Aereo in ritardo, compagnia non paga. Le scuse? Uccelli, neve, ruote sgonfie…

Pubblicato il 29 Gennaio 2013 - 09:54| Aggiornato il 10 Maggio 2022 OLTRE 6 MESI FA

ROMA – “Abbiamo incontrato uno stormo di uccelli“. “La neve ha bloccato le partenze”. “Le ruote del carrello erano sgonfie”. Se il vostro volo è in ritardo e pensate di avere diritto ad un rimborso, attenti a queste scuse. Il Corriere della Sera spiega in un articolo di Leonard Berberi che le compagnie aeree inventano scuse sempre più creative per non rimborsare i passeggeri. E se le scuse non dovessero bastare, denuncia Altroconsumo, i passeggeri vengono scoraggiati con lunghe trafile per la richiesta del rimborso che gli spetta.

Per porre un freno alla situazione la Corte di Giustizia europea ha approvato il 23 ottobre 2012 un provvedimento che stabilisce come i voli con ritardo superiore alle 3 ore prevedono un rimborso per i passeggeri tra i 250 ed i 600 euro, a meno che non intervengono “cause di forza maggiore o eventi eccezionali”.

La Corte europea voleva porre fine al fenomeno del rimborso negati, spiega il Corriere, ma ha scatenato quello delle risposte “creative”, se così possiamo chiamarle, da parte della compagnia aerea che per non pagare ne dice di tutte. Il Corriere riporta i dati del sito Flight-delayed.co.uk, raccolti tra luglio e dicembre 2012 su circa 50 compagnie aeree e 10.412 richieste di rimborso, di cui solo l’8,4% è stato risarcito:

“E l’altro 91,6%? “La loro domanda viene respinta oppure ignorata”. Le “cause di forza maggiore” o le “circostanze straordinarie”  sono le principali motivazioni che portano le società a dire no: tra questi c’è un 40% delle risposte che si appella a “difficoltà tecniche imprevedibili”. Termine generico che, “soltanto dopo una richiesta più approfondita – precisa il dossier – scopriamo trattarsi spesso di bagni intasati o portelloni difettosi”.
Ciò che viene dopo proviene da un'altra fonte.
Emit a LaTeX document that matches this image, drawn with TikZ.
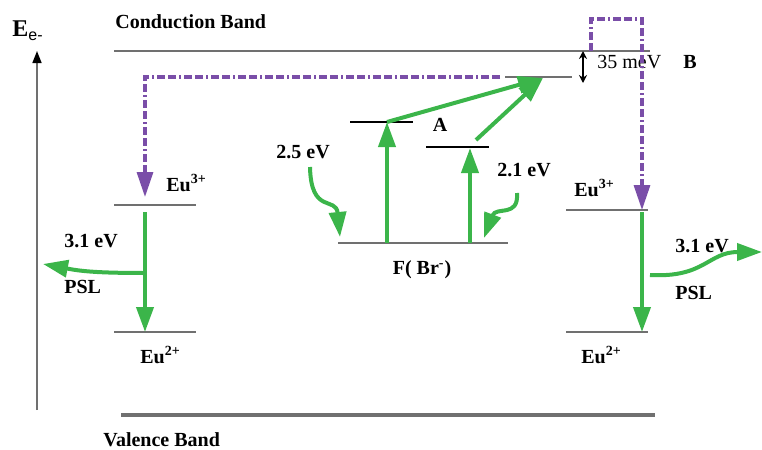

L’istituzione della regola della Corte di Giustizia europea non ha aiutato, spiega il Corriere, evidenziando come nei dati raccolti da Fligh-delayed dopo il 23 ottobre le cifre non cambino:

“È crollato, per esempio, il numero delle risposte alle richieste di risarcimento entro le sei settimane obbligatorie. «Se prima otteneva una replica il 45,4% dei clienti, dopo la sentenza della Corte di Giustizia europea il tasso è sceso al 24,1». «Colpa» più dei «colossi» che delle low cost. In parallelo, sono aumentati i rigetti per «condizioni meteo avverse» (dal 3,8 al 12,1%), per l’«arrivo in ritardo del velivolo» (dal 4,8 al 6,3%), per «collisione con uno stormo di uccelli o altri oggetti» (dall’1,1 al 4,5%) o senza un motivo (dal 6,5 al 7,6%)”.

Maurizio Amerelli, giurista di Altroconsumo, sottolinea poi che le compagnie aeree, nonostante il passeggero abbia ragione, rispondono sempre no alle richieste di rimborso. Se il passeggero va avanti nella richiesta, allora l’azienda presta attenzione ma non sempre il consumatore riesce a ottenere quanto gli spetta. Amerelli spiega al Corriere che i motivi sono tre:

“Il primo: “Molti decidono di non fare nulla perché scoraggiati dalla lunga trafila”, ragiona Amerelli. Il secondo: “Le richieste vengono fatte individualmente, quando sarebbero più forti quelle in gruppo”. Il terzo: “In pochi conoscono le norme europee a tutela del consumatore”. Soltanto il 7% dei viaggiatori, secondo Flight-delayed.co.uk.

C’è poi un’altra questione da sottolineare: le compagnie aeree dovrebbero segnalare ai propri passeggeri le modalità per chiedere il rimborso. Ma troppo spesso le compagnie evitano di dare le informazione, sottolinea Altroconsumo. Per tutelarsi, nel caso il vostro volo superi le tre ore di ritardo, i consigli sono pochi e semplici:

“Intanto conservare il biglietto: sembra banale, ma in molti se ne sbarazzano troppo presto”, suggerisce Amerelli. Poi bisogna “raccogliere una prova fotografica del ritardo, scattando un’istantanea al tabellone dell’aeroporto”. Quindi “cercare di coinvolgere anche altri passeggeri dello stesso volo”.

Infine armarsi di pazienza e coraggio e proseguire per la trafilata e irta strada della richiesta di rimborso, sperando di essere tra quel (fortunato) 8,4% di passeggeri che riesci a vincere la battaglia contro le (creative) compagnie aeree.